WASHINGTON, D.C. — The U.S. Department of Agriculture announced Monday that $12 billion in one-time bridge payments will be made available to American farmers to address temporary market disruptions, elevated production costs, and other economic pressures still affecting producers.
According to the USDA, the payment package includes up to $11 billion for the Farmer Bridge Assistance (FBA) Program, which will provide proportional support to row-crop producers of barley, corn, cotton, lentils, oats, peanuts, peas, rice, sorghum, soybeans, wheat and several oilseed crops. Officials said the payments are designed to offset modeled losses from the 2025 crop year and are based on acreage reports, cost-of-production estimates, yield projections, and market data. Eligible producers are expected to receive payments by Feb. 28, 2026, and must ensure their 2025 acreage reporting is accurate by Dec. 19, 2025. Commodity-specific rates will be announced later this month.
The remaining $1 billion will support commodities not included in the FBA Program, such as specialty crops and sugar. USDA said details for those allocations are still being developed. All payments will be administered through the Commodity Credit Corporation and Farm Service Agency.
USDA leaders said the bridge payments are intended to provide short-term relief ahead of new price-support increases included in the One Big Beautiful Bill Act (OBBBA), which will take effect on Oct. 1, 2026. Those increases raise statutory reference prices by 10–21% for major covered commodities and expand eligibility for Agriculture Risk Coverage and Price Loss Coverage programs beginning in 2026.
The agency also highlighted other measures undertaken in 2025, including more than $30 billion in ad hoc assistance distributed through various programs addressing economic hardships, natural disasters, and specialty crop challenges. Additional actions referenced include expanded crop insurance support for beginning farmers, updated marketing loan rates starting in 2026, significant conservation funding over the next decade, and new trade-promotion resources.
USDA noted recent federal actions addressing competition concerns, including a September memorandum with the Department of Justice to scrutinize agricultural input costs and a December executive order targeting price-fixing and anti-competitive behavior in sectors such as seed, fertilizer, and farm equipment.

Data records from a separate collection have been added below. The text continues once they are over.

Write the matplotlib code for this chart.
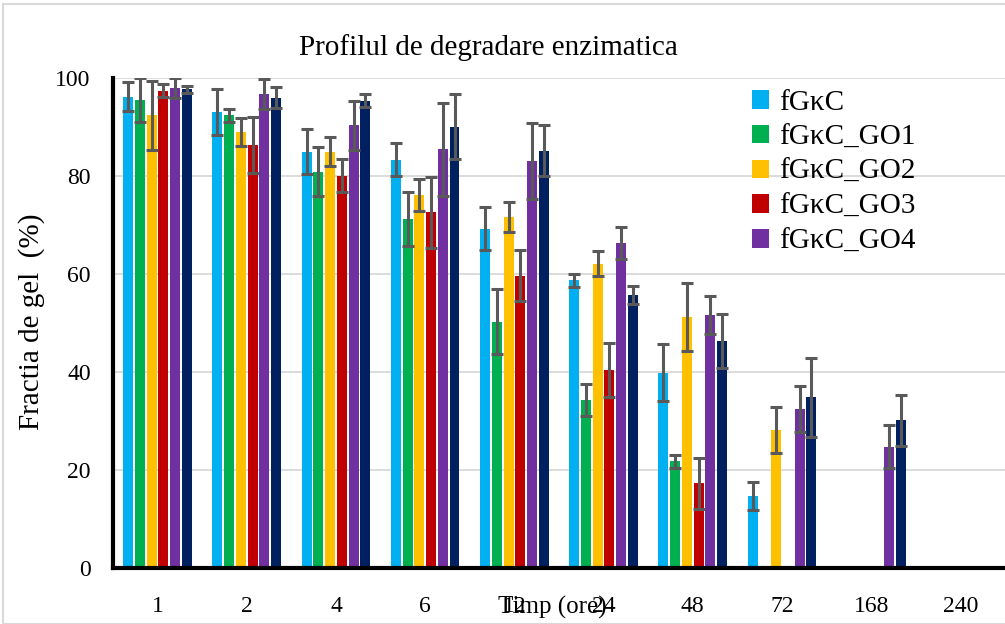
import matplotlib
matplotlib.use("Agg")
import matplotlib.pyplot as plt
import numpy as np
from matplotlib.patches import Rectangle

plt.rcParams['font.family'] = ['Liberation Serif', 'DejaVu Serif']

categories = ["1", "2", "4", "6", "12", "24", "48", "72", "168", "240"]
nan = np.nan

# values (%); nan = no bar
fGkC     = [96.2, 93.1, 85.0, 83.3, 69.2, 58.7, 39.9, 14.7, nan, nan]
fGkC_GO1 = [95.5, 92.4, 80.9, 71.2, 50.3, 34.3, 21.8, nan, nan, nan]
fGkC_GO2 = [92.4, 89.0, 85.0, 76.1, 71.6, 62.1, 51.2, 28.2, nan, nan]
fGkC_GO3 = [97.4, 86.3, 80.1, 72.6, 59.6, 40.4, 17.3, nan, nan, nan]
fGkC_GO4 = [97.9, 96.7, 90.4, 85.5, 83.1, 66.3, 51.6, 32.4, 24.8, nan]
fGkC_GO5 = [97.7, 96.0, 95.4, 90.1, 85.2, 55.7, 46.3, 34.8, 30.2, nan]

# error bars (+/-)
err_fGkC     = [3.0, 4.7, 4.5, 3.4, 4.4, 1.4, 5.8, 2.9, nan, nan]
err_fGkC_GO1 = [4.5, 1.3, 5.0, 5.5, 6.6, 3.3, 1.3, nan, nan, nan]
err_fGkC_GO2 = [7.0, 2.9, 2.9, 3.3, 3.0, 2.6, 7.0, 4.7, nan, nan]
err_fGkC_GO3 = [1.3, 5.7, 3.3, 7.2, 5.2, 5.5, 5.2, nan, nan, nan]
err_fGkC_GO4 = [2.0, 3.1, 5.0, 9.5, 7.8, 3.3, 3.9, 4.7, 4.4, nan]
err_fGkC_GO5 = [0.7, 2.1, 1.4, 6.7, 5.2, 1.9, 5.5, 8.0, 5.2, nan]

series = [fGkC, fGkC_GO1, fGkC_GO2, fGkC_GO3, fGkC_GO4, fGkC_GO5]
errors = [err_fGkC, err_fGkC_GO1, err_fGkC_GO2, err_fGkC_GO3, err_fGkC_GO4, err_fGkC_GO5]
labels = ["fGκC", "fGκC_GO1", "fGκC_GO2", "fGκC_GO3", "fGκC_GO4", None]
colors = ["#00B0F0", "#00B050", "#FFC000", "#C00000", "#7030A0", "#002060"]

fig = plt.figure(figsize=(10.05, 6.24), dpi=100)
ax = fig.add_axes([0.1124, 0.0897, 0.8876, 0.7853])

x = np.arange(len(categories))
pitch = 0.1315
width = 0.112
for i, (vals, errs, lab, col) in enumerate(zip(series, errors, labels, colors)):
    pos = x + (i - 2.5) * pitch
    ax.bar(pos, vals, width=width, color=col, label=lab, zorder=2)
    ax.errorbar(pos, vals, yerr=errs, fmt="none", ecolor="#595959",
                elinewidth=2.2, capsize=4.5, capthick=2.2, zorder=3)

ax.set_xlim(-0.5, len(categories) - 0.5)
ax.set_ylim(0, 100)
ax.set_yticks(np.arange(0, 101, 20))
ax.set_xticks(x)
ax.set_xticklabels(categories)
ax.tick_params(axis="both", length=0, labelsize=17)
ax.tick_params(axis="x", pad=20)
ax.tick_params(axis="y", pad=16)
ax.grid(axis="y", color="#d9d9d9", linewidth=1.3, zorder=0)
ax.set_axisbelow(True)
for s in ["top", "right"]:
    ax.spines[s].set_visible(False)
ax.spines["left"].set_linewidth(3)
ax.spines["bottom"].set_linewidth(3)
ax.spines["left"].set_color("black")
ax.spines["bottom"].set_color("black")

leg = ax.legend(loc="upper left", bbox_to_anchor=(0.703, 1.0), frameon=False,
                fontsize=21, handlelength=0.6, handleheight=0.6,
                handletextpad=0.35, labelspacing=0.3, borderaxespad=0)

fig.text(488 / 1005, 1 - 48 / 624, "Profilul de degradare enzimatica",
         ha="center", va="center", fontsize=21)
fig.text(552 / 1005, 1 - 607 / 624, "Timp (ore)", ha="center", va="center", fontsize=18)
fig.text(32 / 1005, 1 - 322 / 624, "Fractia de gel  (%)", ha="center", va="center",
         rotation=90, fontsize=21)

fig.patches.append(Rectangle((0.003, 0.0), 1.2, 0.994, transform=fig.transFigure,
                             fill=False, edgecolor="#d9d9d9", linewidth=1.5))

fig.savefig("out.png", dpi=100)
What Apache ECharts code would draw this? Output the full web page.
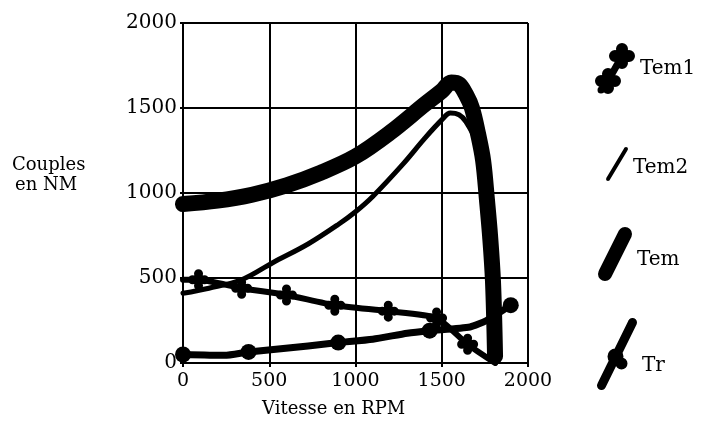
<!DOCTYPE html>
<html>
<head>
<meta charset="utf-8">
<script src="https://cdn.jsdelivr.net/npm/echarts@6/dist/echarts.min.js"></script>
<style>
  html, body { margin: 0; padding: 0; background: #fff; }
  #chart { width: 705px; height: 438px; }
</style>
</head>
<body>
<div id="chart"></div>
<script>
// Axis ticks (RPM and N·m)
const speedTicks = [0, 500, 1000, 1500, 2000];
const torqueTicks = [0, 500, 1000, 1500, 2000];

// Tem1: outer-cage torque
const tem1Speed  = [0, 90, 340, 600, 880, 1190, 1470, 1650, 1810];
const tem1Torque = [490, 490, 440, 400, 340, 305, 265, 110, 0];
const tem1Marked = [1, 2, 3, 4, 5, 6, 7];

// Tem2: inner-cage torque
const tem2Speed  = [0, 150, 340, 520, 725, 900, 1000, 1100, 1275, 1400, 1500, 1550, 1600, 1640, 1700, 1750, 1790, 1810];
const tem2Torque = [410, 440, 490, 590, 700, 815, 890, 980, 1170, 1320, 1430, 1470, 1460, 1420, 1300, 1060, 650, 0];

// Tem: total electromagnetic torque
const temSpeed  = [0, 200, 400, 600, 800, 1000, 1200, 1400, 1500, 1555, 1600, 1640, 1675, 1710, 1740, 1762, 1780, 1797, 1809];
const temTorque = [935, 955, 990, 1045, 1120, 1215, 1355, 1520, 1600, 1650, 1640, 1580, 1500, 1350, 1190, 960, 750, 480, 40];

// Tr: load torque
const trSpeed  = [0, 240, 380, 725, 900, 1100, 1300, 1430, 1664, 1760, 1900];
const trTorque = [50, 45, 65, 100, 120, 140, 175, 190, 212, 250, 340];
const trMarked = [0, 2, 4, 7, 10];

const pairs = (xs, ys) => xs.map((x, i) => [x, ys[i]]);

// small path builders for symbols
function circ(cx, cy, r) {
  return `M${cx - r} ${cy}A${r} ${r} 0 1 0 ${cx + r} ${cy}A${r} ${r} 0 1 0 ${cx - r} ${cy}Z`;
}
function plus(cx, cy, s, r) {
  return circ(cx, cy, r) + circ(cx - s, cy, r) + circ(cx + s, cy, r) + circ(cx, cy - s, r) + circ(cx, cy + s, r);
}
function stroke(x1, y1, x2, y2, w) {
  const dx = x2 - x1, dy = y2 - y1, len = Math.hypot(dx, dy);
  const nx = -dy / len * w / 2, ny = dx / len * w / 2;
  return `M${x1 + nx} ${y1 + ny}L${x2 + nx} ${y2 + ny}L${x2 - nx} ${y2 - ny}L${x1 - nx} ${y1 - ny}Z` +
    circ(x1, y1, w / 2) + circ(x2, y2, w / 2);
}

const crossSymbol = 'path://' + plus(0, 0, 6, 4.5);

// legend glyphs; a trailing move-to pads the glyph box downwards so the label sits lower
const iconTem1 = 'path://' + stroke(14, 38, 28, 13, 7) + stroke(14, 38, 7, 47, 7) + plus(28, 13, 7, 6) + plus(14, 38, 7, 6);
const iconTem2 = 'path://' + stroke(4, 33, 22, 3, 4) + 'M4 43';
const iconTem  = 'path://' + stroke(8, 48, 28, 8, 14) + 'M8 67';
const iconTr   = 'path://' + stroke(4, 68, 35, 5, 9) + circ(18, 39, 8) + circ(24, 46, 6) + 'M4 96.5';

const serif = 'DejaVu Serif';
const black = '#000';

function legendAt(name, icon, left, top, w, h) {
  return {
    data: [{ name, icon }],
    left, top, orient: 'vertical', padding: 0,
    itemWidth: w, itemHeight: h, itemGap: 0,
    itemStyle: { borderWidth: 0 },
    selectedMode: false,
    textStyle: { fontFamily: serif, fontSize: 20, color: black }
  };
}

const chart = echarts.init(document.getElementById('chart'), null, { renderer: 'canvas' });
chart.setOption({
  animation: false,
  backgroundColor: '#fff',
  grid: { left: 183, top: 23, right: 177, bottom: 75 },
  xAxis: {
    type: 'value',
    min: speedTicks[0], max: speedTicks[speedTicks.length - 1],
    interval: speedTicks[1] - speedTicks[0],
    axisLine: { show: true, onZero: false, lineStyle: { color: black, width: 2 } },
    axisTick: { show: true, length: 4, lineStyle: { color: black, width: 2 } },
    splitLine: { show: true, lineStyle: { color: black, width: 2 } },
    axisLabel: { fontFamily: serif, fontSize: 19, color: black, margin: 9, formatter: v => String(v) }
  },
  yAxis: {
    type: 'value',
    min: torqueTicks[0], max: torqueTicks[torqueTicks.length - 1],
    interval: torqueTicks[1] - torqueTicks[0],
    axisLine: { show: true, onZero: false, lineStyle: { color: black, width: 2 } },
    axisTick: { show: true, length: 3, lineStyle: { color: black, width: 2 } },
    splitLine: { show: true, lineStyle: { color: black, width: 2 } },
    axisLabel: { fontFamily: serif, fontSize: 20, color: black, margin: 6, formatter: v => String(v) }
  },
  legend: [
    legendAt('Tem1', iconTem1, 595, 43, 40, 54),
    legendAt('Tem2', iconTem2, 606, 147, 22, 42),
    legendAt('Tem', iconTem, 598, 227, 34, 66),
    legendAt('Tr', iconTr, 597, 318, 40, 96)
  ],
  graphic: [
    { type: 'text', left: 12, top: 156, style: { text: 'Couples', font: '18px "DejaVu Serif"', fill: black } },
    { type: 'text', left: 15, top: 176, style: { text: 'en NM', font: '18px "DejaVu Serif"', fill: black } },
    { type: 'text', left: 262, top: 400, style: { text: 'Vitesse en RPM', font: '18px "DejaVu Serif"', fill: black } }
  ],
  series: [
    {
      name: 'Tem', type: 'line', data: pairs(temSpeed, temTorque),
      smooth: 0.35, symbol: 'none', showSymbol: false, z: 3,
      itemStyle: { color: black },
      lineStyle: { color: black, width: 16, cap: 'round', join: 'round' }
    },
    {
      name: 'Tem2', type: 'line', data: pairs(tem2Speed, tem2Torque),
      smooth: 0.35, symbol: 'none', showSymbol: false, z: 3,
      itemStyle: { color: black },
      lineStyle: { color: black, width: 5, cap: 'round', join: 'round' }
    },
    {
      name: 'Tem1', type: 'line', data: pairs(tem1Speed, tem1Torque),
      smooth: 0.2, symbol: crossSymbol, showAllSymbol: true, z: 4,
      symbolSize: (v, p) => tem1Marked.includes(p.dataIndex) ? 21 : 0,
      itemStyle: { color: black, borderWidth: 0 },
      lineStyle: { color: black, width: 6, cap: 'round', join: 'round' }
    },
    {
      name: 'Tr', type: 'line', data: pairs(trSpeed, trTorque),
      smooth: 0.2, symbol: 'circle', showAllSymbol: true, z: 4,
      symbolSize: (v, p) => trMarked.includes(p.dataIndex) ? 16 : 0,
      itemStyle: { color: black, borderWidth: 0 },
      lineStyle: { color: black, width: 7, cap: 'round', join: 'round' }
    }
  ]
});
</script>
</body>
</html>
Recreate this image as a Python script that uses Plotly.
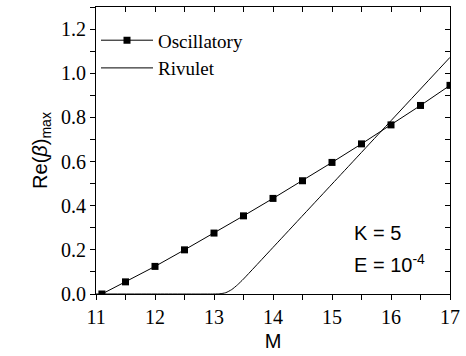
import plotly.graph_objects as go

# Data
osc_M = [11.1, 11.5, 12.0, 12.5, 13.0, 13.5, 14.0, 14.5, 15.0, 15.5, 16.0, 16.5, 17.0]
osc_re = [0.0, 0.055, 0.125, 0.200, 0.276, 0.354, 0.433, 0.513, 0.596, 0.680, 0.766, 0.854, 0.945]

riv_M = [11.0, 12.0, 13.0, 13.1, 13.2, 13.3, 13.4, 13.5, 14.0, 15.0, 16.0, 17.0]
riv_re = [0.0, 0.0, 0.0, 0.001, 0.006, 0.020, 0.042, 0.068, 0.211, 0.498, 0.785, 1.072]

x_range = [11, 17]
y_range = [0, 1.3]

serif = "Liberation Serif"
sans = "Liberation Sans"

fig = go.Figure()
fig.add_trace(go.Scatter(x=osc_M, y=osc_re, mode="lines+markers", name="Oscillatory",
                         line=dict(color="black", width=1),
                         marker=dict(symbol="square", size=7, color="black")))
fig.add_trace(go.Scatter(x=riv_M, y=riv_re, mode="lines", name="Rivulet",
                         line=dict(color="black", width=1, shape="spline", smoothing=0.6)))

# invisible traces so the helper axes (mirrored + minor ticks) are drawn
fig.add_trace(go.Scatter(x=[11], y=[0], xaxis="x2", yaxis="y2", showlegend=False,
                         mode="markers", marker=dict(opacity=0), hoverinfo="skip"))
fig.add_trace(go.Scatter(x=[11], y=[0], xaxis="x3", yaxis="y3", showlegend=False,
                         mode="markers", marker=dict(opacity=0), hoverinfo="skip"))

tickfont = dict(family=serif, size=20, color="black")

helper = dict(showticklabels=False, showgrid=False, zeroline=False, tickcolor="black", ticklen=5)

fig.update_layout(
    width=466, height=356,
    margin=dict(l=96, r=16, t=7, b=62),
    paper_bgcolor="white", plot_bgcolor="white",
    font=dict(family=serif, size=19, color="black"),
    showlegend=True,
    legend=dict(x=0.0, y=0.95, xanchor="left", yanchor="top",
                font=dict(family=serif, size=19, color="black"),
                bgcolor="rgba(0,0,0,0)", itemwidth=52, tracegroupgap=0),
    xaxis=dict(range=x_range, dtick=1, ticks="outside", ticklen=5, tickfont=tickfont,
               showline=True, linecolor="black", linewidth=1, showgrid=False, zeroline=False,
               tickcolor="black",
               title=dict(text="M", font=dict(family=sans, size=20, color="black"), standoff=6)),
    yaxis=dict(range=y_range, dtick=0.2, tickformat=".1f", ticks="outside", ticklen=5,
               tickfont=tickfont,
               showline=True, linecolor="black", linewidth=1, showgrid=False, zeroline=False,
               tickcolor="black",
               title=dict(text='Re(<i>β</i>)<sub>max</sub>',
                          font=dict(family=sans, size=20, color="black"), standoff=8)),
    # top/right mirrored axes with inward ticks (major + minor)
    xaxis2=dict(range=x_range, dtick=0.5, overlaying="x", side="top", ticks="inside",
                showline=True, linecolor="black", **helper),
    yaxis2=dict(range=y_range, dtick=0.1, overlaying="y", side="right", ticks="inside",
                showline=True, linecolor="black", **helper),
    # bottom/left minor ticks
    xaxis3=dict(range=x_range, dtick=0.5, overlaying="x", side="bottom", ticks="outside",
                showline=False, **helper),
    yaxis3=dict(range=y_range, dtick=0.1, overlaying="y", side="left", ticks="outside",
                showline=False, **helper),
)

fig.add_annotation(xref="paper", yref="paper", x=0.723, y=0.213, xanchor="left", yanchor="middle",
                   showarrow=False, text="K = 5",
                   font=dict(family=sans, size=20, color="black"))
fig.add_annotation(xref="paper", yref="paper", x=0.723, y=0.105, xanchor="left", yanchor="middle",
                   showarrow=False, text="E = 10<sup>-4</sup>",
                   font=dict(family=sans, size=20, color="black"))

fig.write_html("out.html")
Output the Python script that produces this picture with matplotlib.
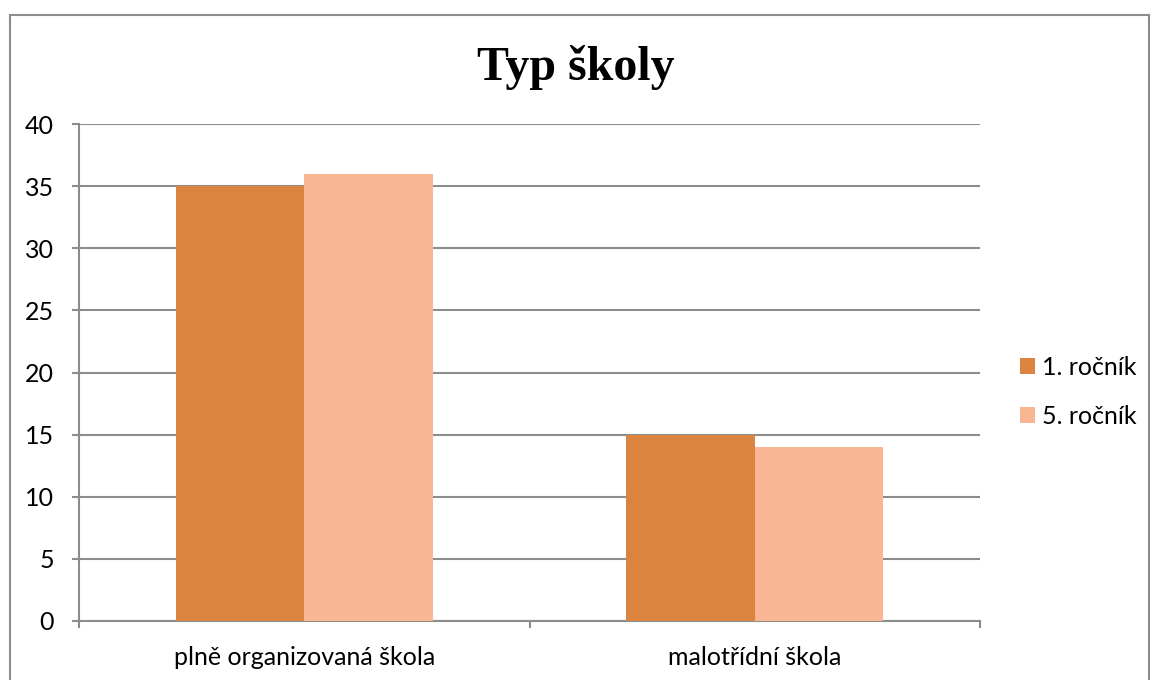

The agency also pointed to labor-cost changes tied to revisions in H-2A wage rules and updates to temporary agricultural worker petition processes.
The department additionally listed several Section 32 commodity purchases made in 2025 to support fruit, vegetable, seafood, and tree-nut producers, along with biofuel policy decisions and a series of recent trade agreements aimed at increasing market access for U.S. agricultural goods.